Mahkemede sahte delillerin ve sahte görgü şahitlerinin dinlendiğini iddia eden göstericiler ısrarla Brown’un arkadan vurulduğunu öne sürerken mahkeme, Brown’un arkadan vurulmadığı bildirildi. Yanı birbiriyle çelişen açıklamalar var. Jüri de 12 kişinin 9’u beyaz 3’u ise siyah insanlardan oluşmuş. Karar için 9 kişinin olumlu oyu gerekiyor. Jüri oylamasının nasıl olduğu açıklanmadı. Eğer 9 beyaz insanın verdiği bir karar ise bu asla affedilemez. Resmen ırkçılık kokan bir davaya dönüşür. ABD bunun altından kalkamaz.
İddia’ya göre maktul Brown ellerini havaya kaldırmış, yanı bir nevi teslim oluyorum” demiş. Ama polis kendisine verilen yetkiye dayanarak düşünmeden tam 12 el ateş açtı. Son kurşunu ise tam kafasına nişan alarak ateş etmiş.
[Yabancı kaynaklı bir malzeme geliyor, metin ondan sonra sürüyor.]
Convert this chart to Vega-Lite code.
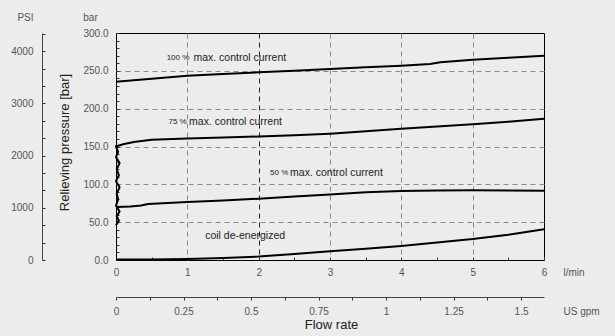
{
  "$schema": "https://vega.github.io/schema/vega-lite/v6.json",
  "width": 428,
  "height": 227,
  "autosize": {"type": "none"},
  "padding": {"left": 116, "top": 33, "right": 71, "bottom": 76},
  "background": "#ebeceb",
  "config": {
    "view": {"stroke": "#000", "strokeWidth": 1},
    "font": "Liberation Sans",
    "axis": {
      "labelFont": "Liberation Sans",
      "titleFont": "Liberation Sans",
      "labelColor": "#555",
      "titleColor": "#555",
      "labelFontSize": 10,
      "titleFontSize": 10,
      "titleFontWeight": "normal",
      "domainColor": "#444",
      "tickColor": "#333",
      "labelFlush": false,
      "labelOverlap": false
    }
  },
  "datasets": {
    "curves": [
      {"s": "100", "x": 0, "y": 235.5}, {"s": "100", "x": 0.5, "y": 239.5}, {"s": "100", "x": 1, "y": 243.5},
      {"s": "100", "x": 1.5, "y": 245.8}, {"s": "100", "x": 2, "y": 248}, {"s": "100", "x": 2.5, "y": 250.2},
      {"s": "100", "x": 3, "y": 252.4}, {"s": "100", "x": 3.5, "y": 254.6}, {"s": "100", "x": 4, "y": 256.8},
      {"s": "100", "x": 4.4, "y": 259}, {"s": "100", "x": 4.55, "y": 261.3}, {"s": "100", "x": 5, "y": 264.7},
      {"s": "100", "x": 5.5, "y": 267.3}, {"s": "100", "x": 6, "y": 270},
      {"s": "75", "x": 0.0, "y": 46}, {"s": "75", "x": 0.04, "y": 52}, {"s": "75", "x": 0.01, "y": 58},
      {"s": "75", "x": 0.05, "y": 64}, {"s": "75", "x": 0.0, "y": 72}, {"s": "75", "x": 0.03, "y": 80},
      {"s": "75", "x": 0.01, "y": 88}, {"s": "75", "x": 0.05, "y": 96}, {"s": "75", "x": 0.0, "y": 104},
      {"s": "75", "x": 0.04, "y": 112}, {"s": "75", "x": 0.01, "y": 120}, {"s": "75", "x": 0.05, "y": 128},
      {"s": "75", "x": 0.0, "y": 136}, {"s": "75", "x": 0.03, "y": 143}, {"s": "75", "x": 0.0, "y": 150},
      {"s": "75", "x": 0.1, "y": 153}, {"s": "75", "x": 0.25, "y": 156}, {"s": "75", "x": 0.5, "y": 159},
      {"s": "75", "x": 1, "y": 160.5}, {"s": "75", "x": 1.5, "y": 161.8}, {"s": "75", "x": 2, "y": 163.2},
      {"s": "75", "x": 2.5, "y": 165}, {"s": "75", "x": 3, "y": 167}, {"s": "75", "x": 3.5, "y": 170},
      {"s": "75", "x": 4, "y": 173.5}, {"s": "75", "x": 4.5, "y": 176.5}, {"s": "75", "x": 5, "y": 179.5},
      {"s": "75", "x": 5.5, "y": 182.8}, {"s": "75", "x": 6, "y": 186.8},
      {"s": "50", "x": 0, "y": 70}, {"s": "50", "x": 0.2, "y": 70.8}, {"s": "50", "x": 0.35, "y": 72},
      {"s": "50", "x": 0.45, "y": 74}, {"s": "50", "x": 1, "y": 76.5}, {"s": "50", "x": 1.5, "y": 78.7},
      {"s": "50", "x": 2, "y": 81}, {"s": "50", "x": 2.5, "y": 83.8}, {"s": "50", "x": 3, "y": 86.6},
      {"s": "50", "x": 3.5, "y": 89.5}, {"s": "50", "x": 4, "y": 91.2}, {"s": "50", "x": 4.5, "y": 92},
      {"s": "50", "x": 5, "y": 92.3}, {"s": "50", "x": 5.5, "y": 92}, {"s": "50", "x": 6, "y": 91.5},
      {"s": "0", "x": 0, "y": 0.5}, {"s": "0", "x": 0.5, "y": 0.8}, {"s": "0", "x": 1, "y": 1.3},
      {"s": "0", "x": 1.5, "y": 2.5}, {"s": "0", "x": 2, "y": 4.5}, {"s": "0", "x": 2.5, "y": 8},
      {"s": "0", "x": 3, "y": 11.5}, {"s": "0", "x": 3.5, "y": 15}, {"s": "0", "x": 4, "y": 18.5},
      {"s": "0", "x": 4.5, "y": 23}, {"s": "0", "x": 5, "y": 27.7}, {"s": "0", "x": 5.5, "y": 33.5},
      {"s": "0", "x": 6, "y": 40.5}
    ],
    "labels": [
      {"t": "100 %", "k": "s", "x": 0.71, "y": 267.5},
      {"t": "max. control current", "k": "m", "x": 1.085, "y": 267.5},
      {"t": "75 %", "k": "s", "x": 0.735, "y": 182.5},
      {"t": "max. control current", "k": "m", "x": 1.025, "y": 182.5},
      {"t": "50 %", "k": "s", "x": 2.16, "y": 115.5},
      {"t": "max. control current", "k": "m", "x": 2.44, "y": 115.5},
      {"t": "coil de-energized", "k": "m", "x": 1.25, "y": 32}
    ],
    "psi": [{"psi": 0}, {"psi": 4351.1}],
    "gpm": [{"gpm": 0}, {"gpm": 1.585}]
  },
  "layer": [
    {
      "encoding": {
        "x": {
          "field": "x", "type": "quantitative",
          "scale": {"domain": [0, 6], "nice": false, "zero": false},
          "axis": {
            "values": [0, 0.5, 1, 1.5, 2, 2.5, 3, 3.5, 4, 4.5, 5, 5.5, 6],
            "labelExpr": "datum.value % 1 === 0 ? format(datum.value, 'd') : ''",
            "tickSize": -3,
            "labelPadding": 10,
            "domain": false,
            "grid": true,
            "gridDash": [5, 4],
            "gridColor": {"condition": {"test": "datum.value === 2", "value": "#222"}, "value": "#8a8a8a"},
            "gridOpacity": {"condition": {"test": "datum.value % 1 === 0 && datum.value > 0 && datum.value < 6", "value": 1}, "value": 0},
            "title": "l/min",
            "titleX": 447, "titleY": 12, "titleAlign": "left", "titleBaseline": "middle"
          }
        },
        "y": {
          "field": "y", "type": "quantitative",
          "scale": {"domain": [0, 300], "nice": false},
          "axis": {
            "values": [0, 10, 20, 30, 40, 50, 60, 70, 80, 90, 100, 110, 120, 130, 140, 150, 160, 170, 180, 190, 200, 210, 220, 230, 240, 250, 260, 270, 280, 290, 300],
            "labelExpr": "datum.value % 50 === 0 ? format(datum.value, '.1f') : ''",
            "tickSize": -3,
            "labelPadding": 11,
            "domain": false,
            "grid": true,
            "gridDash": [5, 4],
            "gridColor": "#8a8a8a",
            "gridOpacity": {"condition": {"test": "datum.value % 50 === 0 && datum.value > 0 && datum.value < 300", "value": 1}, "value": 0},
            "title": "bar",
            "titleAngle": 0, "titleX": -26, "titleY": -16, "titleAlign": "center", "titleBaseline": "middle"
          }
        }
      },
      "layer": [
        {
          "data": {"name": "curves"},
          "mark": {"type": "line", "color": "#000", "strokeWidth": 2},
          "encoding": {"detail": {"field": "s"}, "order": {"value": null}}
        },
        {
          "data": {"name": "labels"},
          "transform": [{"filter": "datum.k === 's'"}],
          "mark": {"type": "text", "align": "left", "baseline": "middle", "fontSize": 8, "color": "#222", "font": "Liberation Sans"},
          "encoding": {"text": {"field": "t"}}
        },
        {
          "data": {"name": "labels"},
          "transform": [{"filter": "datum.k === 'm'"}],
          "mark": {"type": "text", "align": "left", "baseline": "middle", "fontSize": 10.5, "color": "#222", "font": "Liberation Sans"},
          "encoding": {"text": {"field": "t"}}
        }
      ]
    },
    {
      "data": {"name": "psi"},
      "mark": {"type": "rule", "opacity": 0},
      "encoding": {
        "y": {
          "field": "psi", "type": "quantitative",
          "scale": {"domain": [0, 4351.1], "nice": false},
          "axis": {
            "orient": "left",
            "offset": 74,
            "values": [0, 333.33, 666.67, 1000, 1333.33, 1666.67, 2000, 2333.33, 2666.67, 3000, 3333.33, 3666.67, 4000, 4333.33],
            "labelExpr": "abs(datum.value - round(datum.value / 1000) * 1000) < 1 ? format(datum.value, 'd') : ''",
            "tickSize": -3,
            "labelPadding": 12,
            "grid": false,
            "title": "PSI",
            "titleAngle": 0, "titleX": -17, "titleY": -16, "titleAlign": "center", "titleBaseline": "middle"
          }
        }
      }
    },
    {
      "data": {"name": "gpm"},
      "mark": {"type": "rule", "opacity": 0},
      "encoding": {
        "x": {
          "field": "gpm", "type": "quantitative",
          "scale": {"domain": [0, 1.58503], "nice": false, "zero": false},
          "axis": {
            "orient": "bottom",
            "offset": 37,
            "values": [0, 0.125, 0.25, 0.375, 0.5, 0.625, 0.75, 0.875, 1, 1.125, 1.25, 1.375, 1.5],
            "labelExpr": "datum.value % 0.25 === 0 ? datum.value + '' : ''",
            "tickSize": 3,
            "labelPadding": 6,
            "grid": false,
            "title": "US gpm",
            "titleX": 447, "titleY": 14, "titleAlign": "left", "titleBaseline": "middle"
          }
        }
      }
    },
    {
      "data": {"name": "curves"},
      "mark": {"type": "point", "opacity": 0},
      "encoding": {
        "x": {
          "field": "x", "type": "quantitative",
          "scale": {"domain": [0, 6], "nice": false, "zero": false},
          "axis": {
            "orient": "bottom", "labels": false, "ticks": false, "domain": false, "grid": false,
            "title": "Flow rate",
            "titleX": 215, "titleY": 64, "titleAlign": "center", "titleBaseline": "middle",
            "titleFontSize": 13, "titleColor": "#222"
          }
        },
        "y": {
          "field": "y", "type": "quantitative",
          "scale": {"domain": [0, 300], "nice": false},
          "axis": {
            "orient": "left", "labels": false, "ticks": false, "domain": false, "grid": false,
            "title": "Relieving pressure [bar]",
            "titleX": -52, "titleY": 109, "titleAngle": -90, "titleAlign": "center", "titleBaseline": "middle",
            "titleFontSize": 13, "titleColor": "#222"
          }
        }
      }
    }
  ],
  "resolve": {"scale": {"x": "independent", "y": "independent"}}
}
ABD’de hüküm suren antidemokratik kanun ve yasalarla ülke tam polis devleti haline geldi. İmtiyazlı insanların yargılanmadığı ve seçkinlerin hukukunun üstün olmaya başlamasıyla özgürlükler ülkesi olarak anılan ülke bir nevi faşist, baskıcı ve ırkçı devlet olan Siyonist İsrail gibi olmaya başladı.
İsrail Şeriat ilan etti
Siyonist İsrail hükumeti bakanlar kurulunda onaylanan ve mecliste de kabul göreceği “Ulusal devlet” tanımı ile kendini Yahudiliğin ve Yahudilerin temsilcisi olarak ilan etti. İsrail zaten bir ırk dini olan sözde Yahudi devleti idi. Şimdi ise anayasa ile kendine dini bir hüviyet kazandırmış oldu. Neymiş efendim,” İsrail Yahudilerin tarihi vatanı” imiş! Yalana bak!
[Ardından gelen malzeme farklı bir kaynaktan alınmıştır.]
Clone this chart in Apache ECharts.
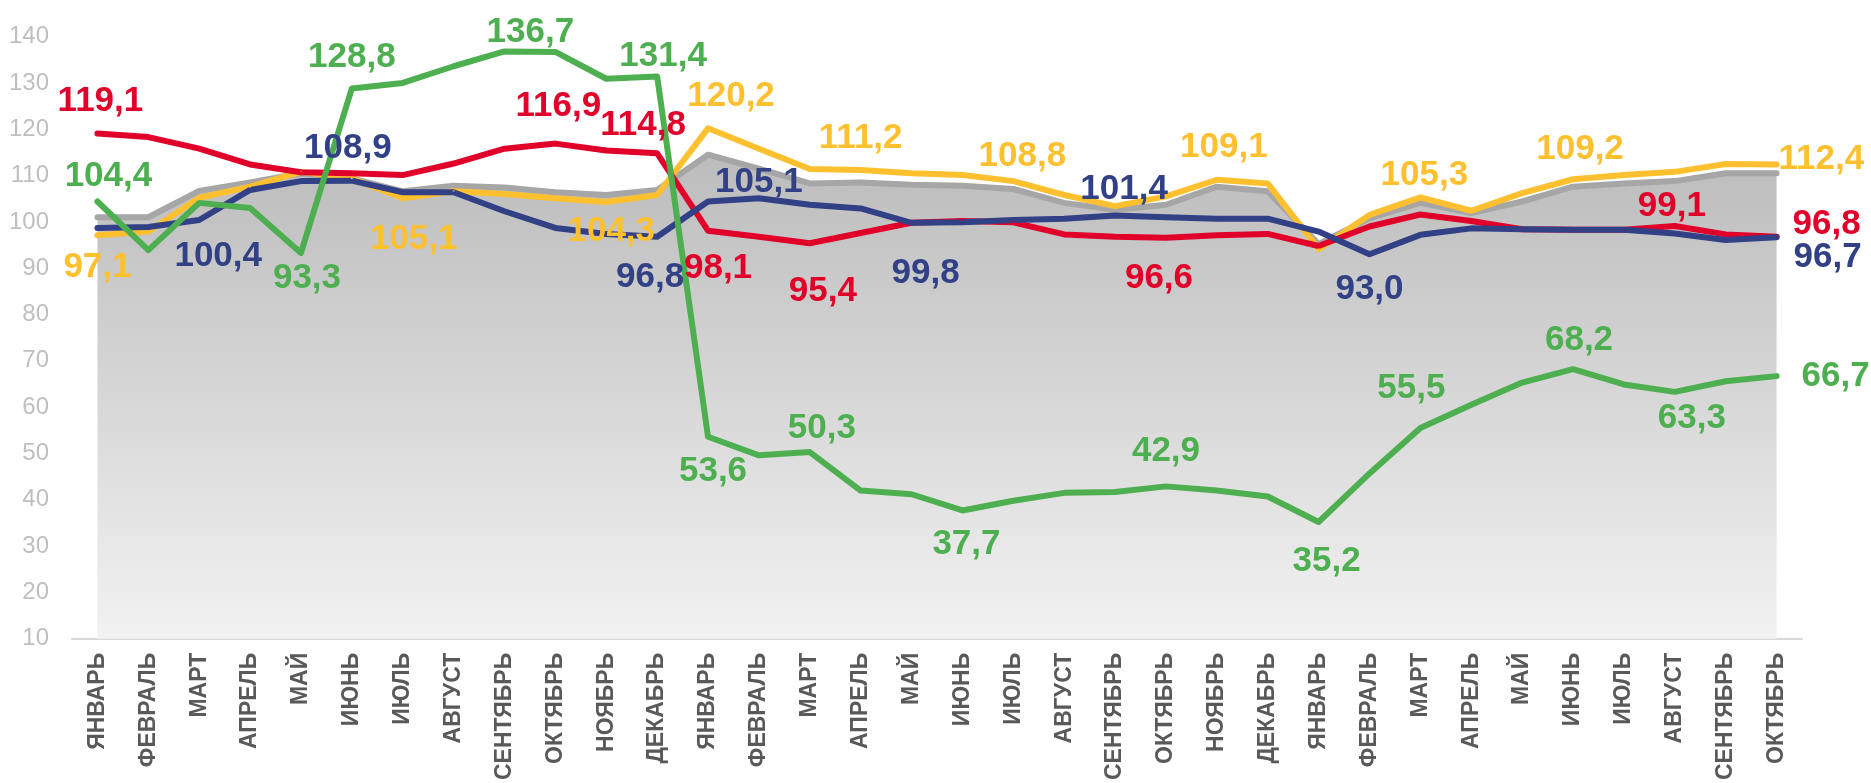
<!DOCTYPE html>
<html>
<head>
<meta charset="utf-8">
<script src="https://cdn.jsdelivr.net/npm/echarts@6/dist/echarts.min.js"></script>
<style>
  html, body { margin: 0; padding: 0; background: #ffffff; }
  #chart { width: 1871px; height: 783px; }
</style>
</head>
<body>
<div id="chart"></div>
<script>
var months = ['ЯНВАРЬ', 'ФЕВРАЛЬ', 'МАРТ', 'АПРЕЛЬ', 'МАЙ', 'ИЮНЬ', 'ИЮЛЬ', 'АВГУСТ', 'СЕНТЯБРЬ', 'ОКТЯБРЬ', 'НОЯБРЬ', 'ДЕКАБРЬ'];
var categories = months.concat(months, months.slice(0, 10));

// серая подложка
var greyValues = [101.0, 101.0, 106.7, 108.5, 110.5, 109.4, 106.6, 107.8, 107.4, 106.4, 105.8, 106.9,
  114.5, 111.5, 108.3, 108.5, 108.0, 107.8, 107.1, 104.1, 102.6, 103.7, 107.6, 106.6,
  95.2, 100.8, 104.1, 101.9, 104.4, 107.6, 108.3, 108.8, 110.5, 110.5];
var yellowValues = [97.1, 97.9, 105.2, 107.6, 110.8, 109.4, 105.1, 106.6, 106.0, 105.1, 104.3, 105.8,
  120.2, 115.8, 111.4, 111.2, 110.5, 110.1, 108.8, 105.8, 103.4, 105.5, 109.1, 108.3,
  94.1, 101.5, 105.3, 102.4, 106.2, 109.2, 110.1, 110.8, 112.5, 112.4];
var redValues = [119.1, 118.3, 115.8, 112.4, 110.7, 110.5, 110.1, 112.6, 115.8, 116.9, 115.4, 114.8,
  98.1, 96.8, 95.4, 97.6, 99.8, 100.2, 99.9, 97.3, 96.8, 96.6, 97.1, 97.4,
  94.8, 99.0, 101.6, 100.2, 98.4, 98.3, 98.3, 99.1, 97.3, 96.8];
var blueValues = [98.7, 98.9, 100.4, 106.9, 108.8, 108.9, 106.4, 106.4, 102.3, 98.7, 97.4, 96.8,
  104.4, 105.1, 103.7, 102.9, 99.8, 99.9, 100.4, 100.7, 101.4, 101.0, 100.7, 100.7,
  97.9, 93.0, 97.2, 98.6, 98.4, 98.3, 98.3, 97.5, 96.1, 96.7];
var greenValues = [104.4, 93.9, 104.1, 103.0, 93.3, 128.8, 130.0, 133.6, 136.8, 136.7, 130.9, 131.4,
  53.6, 49.6, 50.3, 42.0, 41.2, 37.7, 39.8, 41.5, 41.7, 42.9, 42.0, 40.7,
  35.2, 45.7, 55.5, 60.5, 65.3, 68.2, 64.9, 63.3, 65.6, 66.7];

var yTicks = { min: 10, max: 140, step: 10 };

// подписи: [индекс, позиция, dx, dy]
var yellowLabels = [[0, 'bottom', 0, 0], [6, 'bottom', 11, 9], [10, 'bottom', 5, -3], [12, 'top', 23, 1],
  [15, 'top', 0, 1], [18, 'top', 9, 8], [22, 'top', 7, 0], [26, 'top', 4, 11], [29, 'top', 7, 3], [33, 'right', 0, -5]];
var redLabels = [[0, 'top', 3, 0], [9, 'top', 3, -5], [11, 'top', -14, 5], [12, 'bottom', 10, 5],
  [14, 'bottom', 13, 16], [21, 'bottom', -7, 8], [31, 'top', -3, 13], [33, 'right', 14, -12]];
var blueLabels = [[2, 'bottom', 19, 4], [5, 'top', -4, 0], [11, 'bottom', -7, 8], [13, 'top', 0, 17],
  [16, 'bottom', 14, 18], [20, 'top', 9, 6], [25, 'bottom', 0, 3], [33, 'right', 15, 20]];
var greenLabels = [[0, 'top', 11, 7], [4, 'bottom', 6, -7], [5, 'top', 0, 1], [9, 'top', -25, 13],
  [11, 'top', 6, 12], [12, 'bottom', 5, 2], [14, 'top', 12, 9], [17, 'bottom', 4, 1], [21, 'top', 0, -3],
  [24, 'bottom', 8, 7], [26, 'top', -9, -7], [29, 'top', 6, 4], [31, 'bottom', 17, -6], [33, 'right', 23, 0]];

var FONT = '"Liberation Sans", Arial, sans-serif';

function fmt(v) {
  return v.toFixed(1).replace('.', ',');
}

function buildData(values, labels, color) {
  var data = values.map(function (v) { return { value: v }; });
  labels.forEach(function (l) {
    data[l[0]].label = {
      show: true,
      position: l[1],
      distance: l[1] == 'right' ? 1 : 14,
      color: color,
      fontFamily: FONT,
      fontWeight: 'bold',
      fontSize: 35,
      lineHeight: 35,
      formatter: function (p) { return fmt(p.value); }
    };
  });
  return data;
}

function lineSeries(name, values, labels, color) {
  var shift = {};
  labels.forEach(function (l) { shift[l[0]] = { dx: l[2], dy: l[3] }; });
  return {
    name: name,
    type: 'line',
    data: buildData(values, labels, color),
    // точки почти невидимы, нужны только для подписей
    showSymbol: true,
    symbol: 'circle',
    symbolSize: 2,
    itemStyle: { color: color },
    labelLayout: function (params) {
      var s = shift[params.dataIndex];
      return s ? { dx: s.dx, dy: s.dy, hideOverlap: false } : {};
    },
    lineStyle: { color: color, width: 6, cap: 'round', join: 'round' },
    emphasis: { disabled: true },
    z: 3
  };
}

function getOption() {
  return {
    backgroundColor: '#ffffff',
    animation: false,
    grid: { left: 72, right: 69, top: 36.6, bottom: 137.3 },
    xAxis: {
      type: 'category',
      data: categories,
      boundaryGap: true,
      axisLine: { show: true, lineStyle: { color: '#d9d9d9', width: 2 } },
      axisTick: { show: false },
      axisLabel: {
        interval: 0,
        rotate: 90,
        margin: 14,
        color: '#595959',
        fontFamily: FONT,
        fontWeight: 'bold',
        fontSize: 23
      },
      splitLine: { show: false }
    },
    yAxis: {
      type: 'value',
      min: yTicks.min,
      max: yTicks.max,
      interval: yTicks.step,
      axisLine: { show: false },
      axisTick: { show: false },
      splitLine: { show: false },
      axisLabel: {
        margin: 23,
        color: '#bfbfbf',
        fontFamily: FONT,
        fontSize: 24
      }
    },
    series: [
      {
        name: 'фон',
        type: 'line',
        data: greyValues,
        symbol: 'none',
        lineStyle: { color: '#a6a6a6', width: 6, cap: 'round', join: 'round' },
        areaStyle: {
          origin: 'start',
          opacity: 1,
          color: new echarts.graphic.LinearGradient(0, 0, 0, 1, [
            { offset: 0, color: '#bcbcbc' },
            { offset: 1, color: '#f2f2f2' }
          ])
        },
        emphasis: { disabled: true },
        z: 2
      },
      lineSeries('жёлтая', yellowValues, yellowLabels, '#fec02f'),
      lineSeries('красная', redValues, redLabels, '#e1002a'),
      lineSeries('синяя', blueValues, blueLabels, '#324086'),
      lineSeries('зелёная', greenValues, greenLabels, '#4daf4f')
    ]
  };
}

var chart = echarts.init(document.getElementById('chart'), null, { renderer: 'canvas' });
chart.setOption(getOption());
</script>
</body>
</html>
Bu toprakları işgal ederek gelip yerleşen ve kurulduğu günden beri her gün bu topraklarda çocuk ve kadınları öldüren siyonist rejim ülkenin esas sahipleri olan Arapları kanunla ikinci sınıf vatandaş ilan etti. Hem İsrail’de yaşayan hem de ülke dışında bulunan tüm Yahudiler eşit hakka sahip olacaklar, ama ülkenin esas unsuru olan Araplara farklı hukuk işletilecek. Utanmadan bu faşist uygulamayı sözde, kendilerinin uydurduğu Yahudilik adına yapıyorlar
Aslında bu kanunun çıkmasında en büyük etken dünyada bulunan Yahudileri buraya çekmektir. Çünkü ülkede nüfus gittikçe azalıyor. İmkanı olan ülkeden kaçıyor. Yoksa bu Siyonistlerin din veya imanla hiçbir alakası yoktur. Geneline yakını ateist ve dinsizdir. Yahudiliği bir nevi siyasi görüş ve simge olarak kullanıyorlar.
İnsanları tenine ve dine göre ayırıp kanun ve hukuk karşısında farklı muameleye tabi tutmak utanılacak ve aşağılık bir tutumdur. Maddi ve teknik imkanlarla zirvede bulunan ABD ve İsrail maalesef insan hakları ve insaf bakımından dünyanın en geri kalmış devletlerin başını çekmektedir.
Irkçı ABD ve Siyonist İsrail bu insanlık dışı politikalarından bir an önce vazgeçmeleri hem kendileri hem de dünya barışı için önemlidir.